WHAT THIS TASK INVOLVES: Set the listing down again in full, word for word, with the pictures left out.

☆ ☆ ☆

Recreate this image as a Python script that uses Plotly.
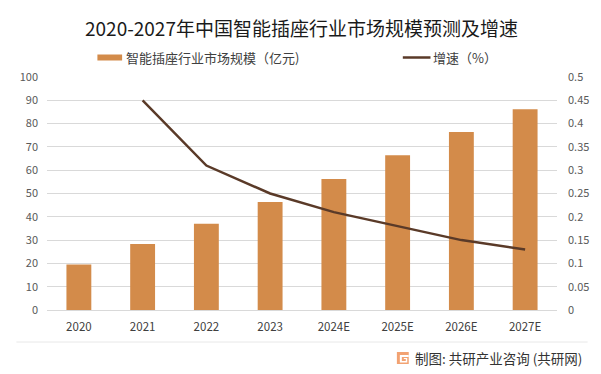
import plotly.graph_objects as go

years = ["2020", "2021", "2022", "2023", "2024E", "2025E", "2026E", "2027E"]
market_size = [19.5, 28.3, 37.0, 46.4, 56.2, 66.4, 76.4, 86.2]
growth_years = ["2021", "2022", "2023", "2024E", "2025E", "2026E", "2027E"]
growth_rate = [0.45, 0.31, 0.25, 0.21, 0.18, 0.15, 0.13]
left_ticks = [0, 10, 20, 30, 40, 50, 60, 70, 80, 90, 100]
right_ticks = [0, 0.05, 0.1, 0.15, 0.2, 0.25, 0.3, 0.35, 0.4, 0.45, 0.5]
right_tick_text = ["0", "0.05", "0.1", "0.15", "0.2", "0.25", "0.3", "0.35", "0.4", "0.45", "0.5"]

FONT = "Noto Sans CJK SC"
BAR_COLOR = "#D38B4A"
LINE_COLOR = "#5A3A28"

# page layout (page has an 8px body margin)
PL, PR, PT, PB = 43, 559, 77, 310
OFF = 8
W, H = 601 - OFF, 374 - OFF


def px(x):
    return (x - PL) / (PR - PL)


def py(y):
    return (PB - y) / (PB - PT)


fig = go.Figure()
fig.add_trace(go.Bar(
    x=years, y=market_size, name="智能插座行业市场规模（亿元)",
    marker=dict(color=BAR_COLOR, line=dict(width=0)),
    yaxis="y", showlegend=False,
))
fig.add_trace(go.Scatter(
    x=growth_years, y=growth_rate, name="增速（%）", mode="lines",
    line=dict(color=LINE_COLOR, width=2.5), yaxis="y2", showlegend=False,
))

fig.update_layout(
    width=W, height=H,
    margin=dict(l=PL - OFF, r=W - (PR - OFF), t=PT - OFF, b=H - (PB - OFF), pad=0),
    paper_bgcolor="white", plot_bgcolor="white",
    font=dict(family=FONT, color="#595959", size=11),
    bargap=0.61,
    xaxis=dict(
        categoryorder="array", categoryarray=years,
        showgrid=False, showline=True, linecolor="#D9D9D9", linewidth=1,
        ticks="", tickfont=dict(size=11.5, color="#404040"), ticklabelstandoff=6,
    ),
    yaxis=dict(
        range=[0, 100], tickvals=left_ticks, showgrid=True, gridcolor="#D9D9D9",
        gridwidth=1, zeroline=False, showline=False, ticks="",
        tickfont=dict(size=11, color="#595959"), ticklabelstandoff=8,
    ),
    yaxis2=dict(
        range=[0, 0.5], tickvals=right_ticks, ticktext=right_tick_text,
        overlaying="y", side="right", showgrid=False, zeroline=False,
        showline=False, ticks="", tickfont=dict(size=11, color="#595959"),
        ticklabelstandoff=10,
    ),
)

# Title
fig.add_annotation(xref="paper", yref="paper", x=px(300), y=py(27),
                   text="2020-2027年中国智能插座行业市场规模预测及增速", showarrow=False,
                   xanchor="center", yanchor="middle",
                   font=dict(family=FONT, size=19, color="#1a1a1a"))

# Legend (drawn manually to match positions)
fig.add_shape(type="line", xref="paper", yref="paper",
              x0=px(94), x1=px(119), y0=py(57.5), y1=py(57.5),
              line=dict(color=BAR_COLOR, width=6))
fig.add_annotation(xref="paper", yref="paper", x=px(121), y=py(58),
                   text="智能插座行业市场规模（亿元)", showarrow=False, xanchor="left", yanchor="middle",
                   font=dict(size=13, color="#404040"))
fig.add_shape(type="line", xref="paper", yref="paper",
              x0=px(403), x1=px(431), y0=py(57.5), y1=py(57.5),
              line=dict(color=LINE_COLOR, width=2.5))
fig.add_annotation(xref="paper", yref="paper", x=px(432), y=py(58),
                   text="增速（%）", showarrow=False, xanchor="left", yanchor="middle",
                   font=dict(size=13, color="#404040"))

# Bottom separator and source
fig.add_shape(type="line", xref="paper", yref="paper",
              x0=px(12), x1=px(590), y0=py(342), y1=py(342),
              line=dict(color="#E8E8E8", width=1))
fig.add_shape(type="rect", xref="paper", yref="paper",
              x0=px(397), x1=px(409), y0=py(352), y1=py(364),
              fillcolor="#F2A272", line=dict(width=0))
fig.add_shape(type="path", xref="paper", yref="paper",
              path=f"M {px(400)},{py(355)} L {px(409)},{py(355)} L {px(409)},{py(357)} "
                   f"L {px(402)},{py(357)} L {px(402)},{py(361)} L {px(406)},{py(361)} "
                   f"L {px(406)},{py(359)} L {px(404)},{py(359)} L {px(404)},{py(358)} "
                   f"L {px(407.5)},{py(358)} L {px(407.5)},{py(362.5)} L {px(400)},{py(362.5)} Z",
              fillcolor="white", line=dict(width=0))
fig.add_annotation(xref="paper", yref="paper", x=px(586), y=py(358),
                   text="制图: 共研产业咨询 (共研网)", showarrow=False, xanchor="right", yanchor="middle",
                   font=dict(size=13.5, color="#333333"))

fig.write_html("out.html")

☆ ☆ ☆

RESPONSE:
Recreate this image as a Python script that uses Plotly.
import plotly.graph_objects as go

years = ["2020", "2021", "2022", "2023", "2024E", "2025E", "2026E", "2027E"]
market_size = [19.5, 28.3, 37.0, 46.4, 56.2, 66.4, 76.4, 86.2]
growth_years = ["2021", "2022", "2023", "2024E", "2025E", "2026E", "2027E"]
growth_rate = [0.45, 0.31, 0.25, 0.21, 0.18, 0.15, 0.13]
left_ticks = [0, 10, 20, 30, 40, 50, 60, 70, 80, 90, 100]
right_ticks = [0, 0.05, 0.1, 0.15, 0.2, 0.25, 0.3, 0.35, 0.4, 0.45, 0.5]
right_tick_text = ["0", "0.05", "0.1", "0.15", "0.2", "0.25", "0.3", "0.35", "0.4", "0.45", "0.5"]

FONT = "Noto Sans CJK SC"
BAR_COLOR = "#D38B4A"
LINE_COLOR = "#5A3A28"

# page layout (page has an 8px body margin)
PL, PR, PT, PB = 43, 559, 77, 310
OFF = 8
W, H = 601 - OFF, 374 - OFF


def px(x):
    return (x - PL) / (PR - PL)


def py(y):
    return (PB - y) / (PB - PT)


fig = go.Figure()
fig.add_trace(go.Bar(
    x=years, y=market_size, name="智能插座行业市场规模（亿元)",
    marker=dict(color=BAR_COLOR, line=dict(width=0)),
    yaxis="y", showlegend=False,
))
fig.add_trace(go.Scatter(
    x=growth_years, y=growth_rate, name="增速（%）", mode="lines",
    line=dict(color=LINE_COLOR, width=2.5), yaxis="y2", showlegend=False,
))

fig.update_layout(
    width=W, height=H,
    margin=dict(l=PL - OFF, r=W - (PR - OFF), t=PT - OFF, b=H - (PB - OFF), pad=0),
    paper_bgcolor="white", plot_bgcolor="white",
    font=dict(family=FONT, color="#595959", size=11),
    bargap=0.61,
    xaxis=dict(
        categoryorder="array", categoryarray=years,
        showgrid=False, showline=True, linecolor="#D9D9D9", linewidth=1,
        ticks="", tickfont=dict(size=11.5, color="#404040"), ticklabelstandoff=6,
    ),
    yaxis=dict(
        range=[0, 100], tickvals=left_ticks, showgrid=True, gridcolor="#D9D9D9",
        gridwidth=1, zeroline=False, showline=False, ticks="",
        tickfont=dict(size=11, color="#595959"), ticklabelstandoff=8,
    ),
    yaxis2=dict(
        range=[0, 0.5], tickvals=right_ticks, ticktext=right_tick_text,
        overlaying="y", side="right", showgrid=False, zeroline=False,
        showline=False, ticks="", tickfont=dict(size=11, color="#595959"),
        ticklabelstandoff=10,
    ),
)

# Title
fig.add_annotation(xref="paper", yref="paper", x=px(300), y=py(27),
                   text="2020-2027年中国智能插座行业市场规模预测及增速", showarrow=False,
                   xanchor="center", yanchor="middle",
                   font=dict(family=FONT, size=19, color="#1a1a1a"))

# Legend (drawn manually to match positions)
fig.add_shape(type="line", xref="paper", yref="paper",
              x0=px(94), x1=px(119), y0=py(57.5), y1=py(57.5),
              line=dict(color=BAR_COLOR, width=6))
fig.add_annotation(xref="paper", yref="paper", x=px(121), y=py(58),
                   text="智能插座行业市场规模（亿元)", showarrow=False, xanchor="left", yanchor="middle",
                   font=dict(size=13, color="#404040"))
fig.add_shape(type="line", xref="paper", yref="paper",
              x0=px(403), x1=px(431), y0=py(57.5), y1=py(57.5),
              line=dict(color=LINE_COLOR, width=2.5))
fig.add_annotation(xref="paper", yref="paper", x=px(432), y=py(58),
                   text="增速（%）", showarrow=False, xanchor="left", yanchor="middle",
                   font=dict(size=13, color="#404040"))

# Bottom separator and source
fig.add_shape(type="line", xref="paper", yref="paper",
              x0=px(12), x1=px(590), y0=py(342), y1=py(342),
              line=dict(color="#E8E8E8", width=1))
fig.add_shape(type="rect", xref="paper", yref="paper",
              x0=px(397), x1=px(409), y0=py(352), y1=py(364),
              fillcolor="#F2A272", line=dict(width=0))
fig.add_shape(type="path", xref="paper", yref="paper",
              path=f"M {px(400)},{py(355)} L {px(409)},{py(355)} L {px(409)},{py(357)} "
                   f"L {px(402)},{py(357)} L {px(402)},{py(361)} L {px(406)},{py(361)} "
                   f"L {px(406)},{py(359)} L {px(404)},{py(359)} L {px(404)},{py(358)} "
                   f"L {px(407.5)},{py(358)} L {px(407.5)},{py(362.5)} L {px(400)},{py(362.5)} Z",
              fillcolor="white", line=dict(width=0))
fig.add_annotation(xref="paper", yref="paper", x=px(586), y=py(358),
                   text="制图: 共研产业咨询 (共研网)", showarrow=False, xanchor="right", yanchor="middle",
                   font=dict(size=13.5, color="#333333"))

fig.write_html("out.html")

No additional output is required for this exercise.